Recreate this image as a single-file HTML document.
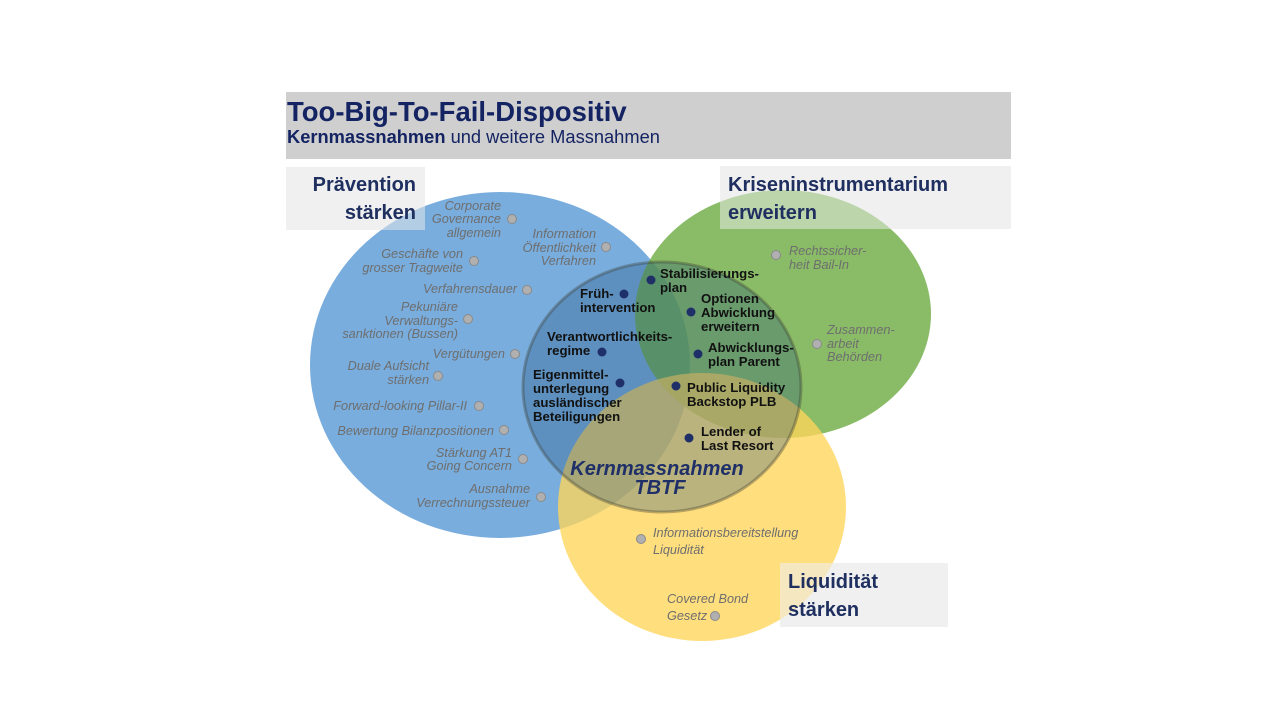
<!DOCTYPE html>
<html><head><meta charset="utf-8"><style>
html,body{margin:0;padding:0;background:#fff;}
svg{display:block;font-family:"Liberation Sans",sans-serif;}
.g{font-style:italic;font-size:12.7px;fill:#6e6e6e;}
.k{font-weight:bold;font-size:13.2px;fill:#111;}
.h{font-weight:bold;font-size:20px;fill:#1f3060;}
.gd{fill:#b0b0b0;stroke:#8a8a8a;stroke-width:1;}
.bd{fill:#1f3068;}
</style></head><body>
<svg width="1280" height="720" viewBox="0 0 1280 720">
<rect x="286" y="92" width="725" height="67" fill="#d0cfcf"/>
<text x="287" y="121" font-size="27.5" font-weight="bold" fill="#142463">Too-Big-To-Fail-Dispositiv</text>
<text x="287" y="143" font-size="18.3" fill="#142463"><tspan font-weight="bold">Kernmassnahmen</tspan> und weitere Massnahmen</text>

<rect x="286" y="167" width="139" height="63" fill="#f0f0f0"/>
<rect x="720" y="166" width="291" height="63" fill="#f0f0f0"/>
<rect x="780" y="563" width="168" height="64" fill="#f0f0f0"/>

<ellipse cx="500" cy="365" rx="190" ry="173" fill="#5b9bd5" fill-opacity="0.82"/>
<ellipse cx="783" cy="314" rx="148" ry="124" fill="#70ad47" fill-opacity="0.82"/>
<ellipse cx="702" cy="507" rx="144" ry="134" fill="#ffd55a" fill-opacity="0.78"/>
<ellipse cx="662" cy="387" rx="139" ry="125" fill="#1f4e79" fill-opacity="0.3" stroke="#3a3a2a" stroke-opacity="0.35" stroke-width="3"/>

<rect x="286" y="167" width="139" height="63" fill="#f0f0f0" fill-opacity="0.5"/>
<rect x="720" y="166" width="291" height="63" fill="#f0f0f0" fill-opacity="0.5"/>
<rect x="780" y="563" width="168" height="64" fill="#f0f0f0" fill-opacity="0.6"/>

<text class="h" x="416" y="191" text-anchor="end">Prävention</text>
<text class="h" x="416" y="219" text-anchor="end">stärken</text>
<text class="h" x="728" y="191">Kriseninstrumentarium</text>
<text class="h" x="728" y="219">erweitern</text>
<text class="h" x="788" y="588">Liquidität</text>
<text class="h" x="788" y="616">stärken</text>

<g class="g" text-anchor="end">
<text x="501" y="210">Corporate</text><text x="501" y="223">Governance</text><text x="501" y="237">allgemein</text>
<text x="596" y="238">Information</text><text x="596" y="252">Öffentlichkeit</text><text x="596" y="265">Verfahren</text>
<text x="463" y="258">Geschäfte von</text><text x="463" y="272">grosser Tragweite</text>
<text x="517" y="293">Verfahrensdauer</text>
<text x="458" y="311">Pekuniäre</text><text x="458" y="325">Verwaltungs-</text><text x="458" y="338">sanktionen (Bussen)</text>
<text x="505" y="358">Vergütungen</text>
<text x="429" y="370">Duale Aufsicht</text><text x="429" y="384">stärken</text>
<text x="467" y="410">Forward-looking Pillar-II</text>
<text x="494" y="435">Bewertung Bilanzpositionen</text>
<text x="512" y="457">Stärkung AT1</text><text x="512" y="470">Going Concern</text>
<text x="530" y="493">Ausnahme</text><text x="530" y="507">Verrechnungssteuer</text>
</g>
<g class="g">
<text x="789" y="255">Rechtssicher-</text><text x="789" y="269">heit Bail-In</text>
<text x="827" y="334">Zusammen-</text><text x="827" y="348">arbeit</text><text x="827" y="361">Behörden</text>
<text x="653" y="537">Informationsbereitstellung</text><text x="653" y="554">Liquidität</text>
<text x="667" y="603">Covered Bond</text><text x="667" y="620">Gesetz</text>
</g>
<g class="gd">
<circle cx="512" cy="219" r="4.5"/><circle cx="606" cy="247" r="4.5"/><circle cx="474" cy="261" r="4.5"/>
<circle cx="527" cy="290" r="4.5"/><circle cx="468" cy="319" r="4.5"/><circle cx="515" cy="354" r="4.5"/>
<circle cx="438" cy="376" r="4.5"/><circle cx="479" cy="406" r="4.5"/><circle cx="504" cy="430" r="4.5"/>
<circle cx="523" cy="459" r="4.5"/><circle cx="541" cy="497" r="4.5"/>
<circle cx="776" cy="255" r="4.5"/><circle cx="817" cy="344" r="4.5"/>
<circle cx="641" cy="539" r="4.5"/><circle cx="715" cy="616" r="4.5"/>
</g>
<g class="k">
<text x="580" y="298">Früh-</text><text x="580" y="312">intervention</text>
<text x="660" y="278">Stabilisierungs-</text><text x="660" y="292">plan</text>
<text x="701" y="303">Optionen</text><text x="701" y="317">Abwicklung</text><text x="701" y="331">erweitern</text>
<text x="547" y="341">Verantwortlichkeits-</text><text x="547" y="355">regime</text>
<text x="708" y="352">Abwicklungs-</text><text x="708" y="366">plan Parent</text>
<text x="533" y="379">Eigenmittel-</text><text x="533" y="393">unterlegung</text><text x="533" y="407">ausländischer</text><text x="533" y="421">Beteiligungen</text>
<text x="687" y="392">Public Liquidity</text><text x="687" y="406">Backstop PLB</text>
<text x="701" y="436">Lender of</text><text x="701" y="450">Last Resort</text>
</g>
<g class="bd">
<circle cx="624" cy="294" r="4.5"/><circle cx="651" cy="280" r="4.5"/><circle cx="691" cy="312" r="4.5"/>
<circle cx="602" cy="352" r="4.5"/><circle cx="698" cy="354" r="4.5"/><circle cx="620" cy="383" r="4.5"/>
<circle cx="676" cy="386" r="4.5"/><circle cx="689" cy="438" r="4.5"/>
</g>
<text x="657" y="475" text-anchor="middle" font-size="20" font-weight="bold" font-style="italic" fill="#1f3068">Kernmassnahmen</text>
<text x="660" y="494" text-anchor="middle" font-size="20" font-weight="bold" font-style="italic" fill="#1f3068">TBTF</text>
</svg>
</body></html>
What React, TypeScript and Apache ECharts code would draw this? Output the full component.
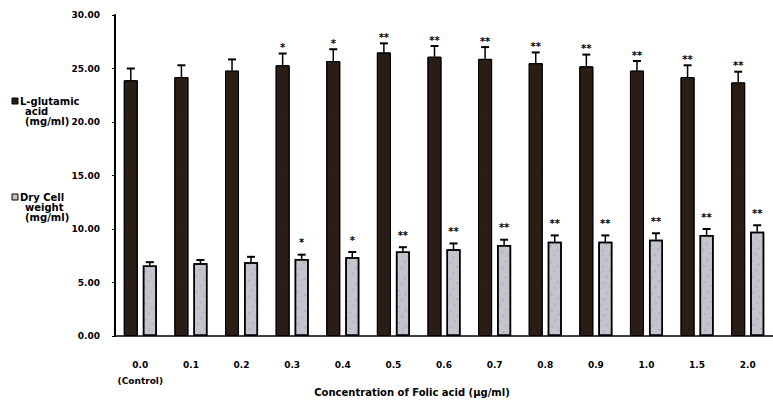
import React, { useEffect, useRef } from "react";
import * as echarts from "echarts";

const categories = ["0.0", "0.1", "0.2", "0.3", "0.4", "0.5", "0.6", "0.7", "0.8", "0.9", "1.0", "1.5", "2.0"];
const glutamic = [23.9, 24.2, 24.8, 25.3, 25.7, 26.5, 26.1, 25.9, 25.5, 25.2, 24.8, 24.2, 23.7];
const glutamicErr = [1.1, 1.1, 1.05, 1.1, 1.1, 0.85, 1.0, 1.1, 1.0, 1.1, 0.9, 1.1, 1.0];
const glutamicSig = ["", "", "", "*", "*", "**", "**", "**", "**", "**", "**", "**", "**"];
const dryWeight = [6.6, 6.8, 6.9, 7.2, 7.35, 7.9, 8.1, 8.5, 8.8, 8.8, 9.0, 9.45, 9.75];
const dryErr = [0.3, 0.3, 0.5, 0.4, 0.5, 0.4, 0.55, 0.5, 0.6, 0.6, 0.6, 0.55, 0.6];
const drySig = ["", "", "", "*", "*", "**", "**", "**", "**", "**", "**", "**", "**"];
const yTicks = { min: 0, max: 30, interval: 5 };
const xTitle = "Concentration of Folic acid (µg/ml)";
const seriesNames = ["L-glutamic acid (mg/ml)", "Dry Cell weight (mg/ml)"];
const legendLines = [
  ["L-glutamic", "acid", "(mg/ml)"],
  ["Dry Cell", "weight", "(mg/ml)"],
];

const FONT = "DejaVu Sans";

function errorSeries(values: number[], errs: number[], sigs: string[], offset: number, sigGap: number) {
  return {
    type: "custom",
    z: 10,
    data: values.map((v, i) => [i, v, errs[i]]),
    encode: { x: 0, y: 1 },
    renderItem: (params: any, api: any) => {
      const i = api.value(0);
      const v = api.value(1);
      const e = api.value(2);
      const base = api.coord([i, v]);
      const top = api.coord([i, v + e]);
      const x = base[0] + offset;
      const children: any[] = [
        { type: "line", shape: { x1: x, y1: base[1], x2: x, y2: top[1] }, style: { stroke: "#000", lineWidth: 1.5 } },
        { type: "line", shape: { x1: x - 4, y1: top[1], x2: x + 4, y2: top[1] }, style: { stroke: "#000", lineWidth: 2 } },
      ];
      const s = sigs[params.dataIndex];
      if (s) {
        children.push({
          type: "text",
          style: {
            x,
            y: top[1] - sigGap,
            text: s,
            align: "center",
            verticalAlign: "middle",
            fill: "#000",
            font: `bold 10px "${FONT}"`,
          },
        });
      }
      return { type: "group", children };
    },
  };
}

export default function App() {
  const ref = useRef<HTMLDivElement>(null);
  useEffect(() => {
    if (!ref.current) return;
    const chart = echarts.init(ref.current, null, { renderer: "svg" });
    const legendText = (x: number, y: number, t: string) => ({
      type: "text",
      x,
      y,
      style: { text: t, fill: "#000", font: `bold 10px "${FONT}"`, lineHeight: 9.5, verticalAlign: "middle" },
    });
    const legendBlock = (lines: string[], y: number, fill: string) => [
      { type: "rect", shape: { x: 12, y: y - 3, width: 6, height: 6 }, style: { fill, stroke: "#000", lineWidth: 1 } },
      legendText(20, y, lines[0]),
      legendText(25, y + 10, lines[1]),
      legendText(25, y + 20, lines[2]),
    ];
    chart.setOption({
      animation: false,
      backgroundColor: "#fff",
      grid: { left: 115, top: 15, width: 668, bottom: 68 },
      xAxis: {
        type: "category",
        data: categories,
        axisLine: { lineStyle: { color: "#000", width: 1.5 } },
        axisTick: { show: false },
        axisLabel: {
          interval: 0,
          color: "#000",
          fontFamily: FONT,
          fontWeight: "bold",
          fontSize: 9,
          margin: 21,
          lineHeight: 16,
          formatter: (v: string, i: number) => (i === 0 ? v + "\n(Control)" : v),
        },
      },
      yAxis: {
        type: "value",
        min: yTicks.min,
        max: yTicks.max,
        interval: yTicks.interval,
        axisLine: { show: true, lineStyle: { color: "#000", width: 2 } },
        axisTick: { show: true, length: 3, lineStyle: { color: "#000" } },
        splitLine: { show: false },
        axisLabel: {
          color: "#000",
          fontFamily: FONT,
          fontWeight: "bold",
          fontSize: 9,
          margin: 15,
          formatter: (v: number) => v.toFixed(2),
        },
      },
      series: [
        {
          name: seriesNames[0],
          type: "bar",
          data: glutamic,
          barWidth: 14,
          barGap: "36%",
          itemStyle: {
            color: "#2a1d16",
            borderColor: "#000",
            borderWidth: 1,
            decal: {
              symbol: "rect",
              symbolSize: 0.5,
              color: "rgba(120,30,40,0.45)",
              dashArrayX: [2, 5],
              dashArrayY: [1, 6],
              rotation: 0,
            },
          },
        },
        {
          name: seriesNames[1],
          type: "bar",
          data: dryWeight,
          barWidth: 14,
          itemStyle: {
            color: "#c4c5cc",
            borderColor: "#000",
            borderWidth: 1.5,
            decal: {
              symbol: "rect",
              symbolSize: 0.6,
              color: "rgba(30,30,110,0.45)",
              dashArrayX: [2, 6],
              dashArrayY: [2, 5],
              rotation: 0.5,
            },
          },
        },
        errorSeries(glutamic, glutamicErr, glutamicSig, -9.5, 6),
        errorSeries(dryWeight, dryErr, drySig, 9.5, 12),
      ],
      graphic: [
        ...legendBlock(legendLines[0], 101, "#2a1d16"),
        ...legendBlock(legendLines[1], 197, "#c4c5cc"),
        {
          type: "text",
          x: 412,
          y: 392,
          style: { text: xTitle, fill: "#000", font: `bold 10px "${FONT}"`, align: "center", verticalAlign: "middle" },
        },
      ],
    });
    return () => chart.dispose();
  }, []);
  return <div ref={ref} style={{ position: "fixed", left: 0, top: 0, width: 773, height: 404 }} />;
}
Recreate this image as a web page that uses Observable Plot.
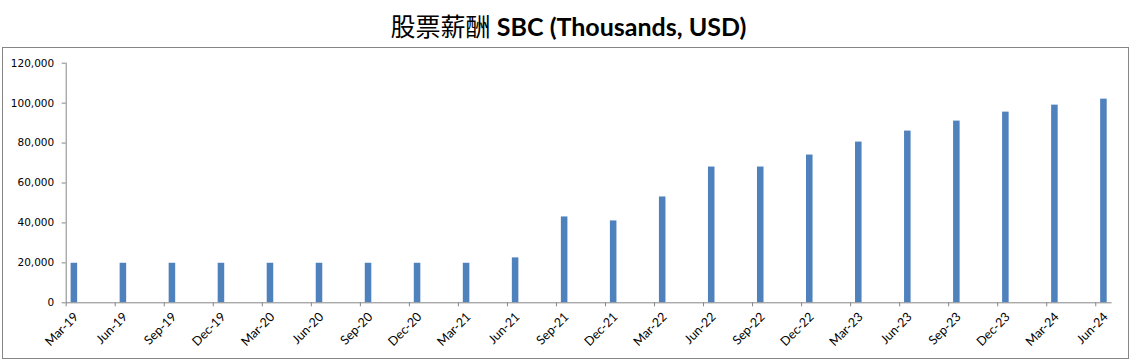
<!DOCTYPE html>
<html><head><meta charset="utf-8">
<script src="https://cdn.jsdelivr.net/npm/d3@7"></script>
<script src="https://cdn.jsdelivr.net/npm/@observablehq/plot@0.6"></script>
<style>
html,body{margin:0;padding:0;background:#fff}
body{width:1131px;height:361px;overflow:hidden;position:relative}
#title{position:absolute;left:0;top:0;width:1131px;height:47px;text-align:center;line-height:50px;font-size:25px;color:#000;white-space:nowrap;padding-left:6px;box-sizing:border-box}
#title .zh{font-family:"Noto Sans CJK SC";font-weight:400}
#title .en{font-family:Lato,"Open Sans",sans-serif;font-weight:700}
#chart{position:absolute;left:2px;top:47px;width:1125px;height:310px;border:1px solid #868686}
#chart svg{display:block}
</style>
</head><body>
<div id="title"><span class="zh">股票薪酬</span> <span class="en">SBC (Thousands, USD)</span></div>
<div id="chart"></div>
<script>
const quarters = ["Mar-19","Jun-19","Sep-19","Dec-19","Mar-20","Jun-20","Sep-20","Dec-20","Mar-21","Jun-21","Sep-21","Dec-21","Mar-22","Jun-22","Sep-22","Dec-22","Mar-23","Jun-23","Sep-23","Dec-23","Mar-24","Jun-24"];
const sbc = [19800,19800,19800,19800,19800,19800,19800,19800,19800,22500,43000,41000,53000,68000,68000,74000,80500,86000,91000,95500,99000,102000];
const yTicks = [0,20000,40000,60000,80000,100000,120000];

// month offsets from Mar-19 (date axis, base unit = month)
const data = quarters.map((q, i) => ({q, m: i * 3, v: sbc[i]}));
const tickMonths = data.map(d => d.m);
const labelMonths = data.map(d => d.m + 0.5);

const chart = Plot.plot({
  width: 1125, height: 310,
  marginLeft: 62.7, marginRight: 16.4, marginTop: 14.7, marginBottom: 55.7,
  style: {background: "#fff", fontFamily: "DejaVu Sans", color: "#000"},
  x: {type: "linear", domain: [0, 64], axis: null},
  y: {domain: [0, 120000], axis: null},
  marks: [
    Plot.rectY(data, {x1: d => d.m + 0.3, x2: d => d.m + 0.7, y1: 0, y2: "v", fill: "#4F81BD"}),
    Plot.ruleY([0], {stroke: "#868686", strokeWidth: 1}),
    Plot.ruleX([0], {stroke: "#868686", strokeWidth: 1}),
    Plot.axisY({ticks: yTicks, label: null, tickSize: 4, tickPadding: 8, tickFormat: d3.format(","), stroke: "#868686", fill: "#000", fontSize: 10.5, fontFamily: "DejaVu Sans"}),
    Plot.axisX({ticks: tickMonths, label: null, tickSize: 4, tickFormat: () => "", stroke: "#868686"}),
    Plot.axisX({ticks: labelMonths, label: null, tickSize: 0, tickPadding: 12, dx: 2, tickRotate: -45, tickFormat: d => quarters[Math.round((d - 0.5) / 3)], fill: "#000", fontSize: 12.5, fontFamily: "Lato"})
  ]
});
document.getElementById("chart").appendChild(chart);
</script>
</body></html>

**TASK OBJECTIVE**: Using the listing, collect all lines in which the string "Recreate" is found.

**EXERCISE RESPONSE**:
Recreate this image as a single-file HTML document.
Recreate this image as a web page that uses Observable Plot.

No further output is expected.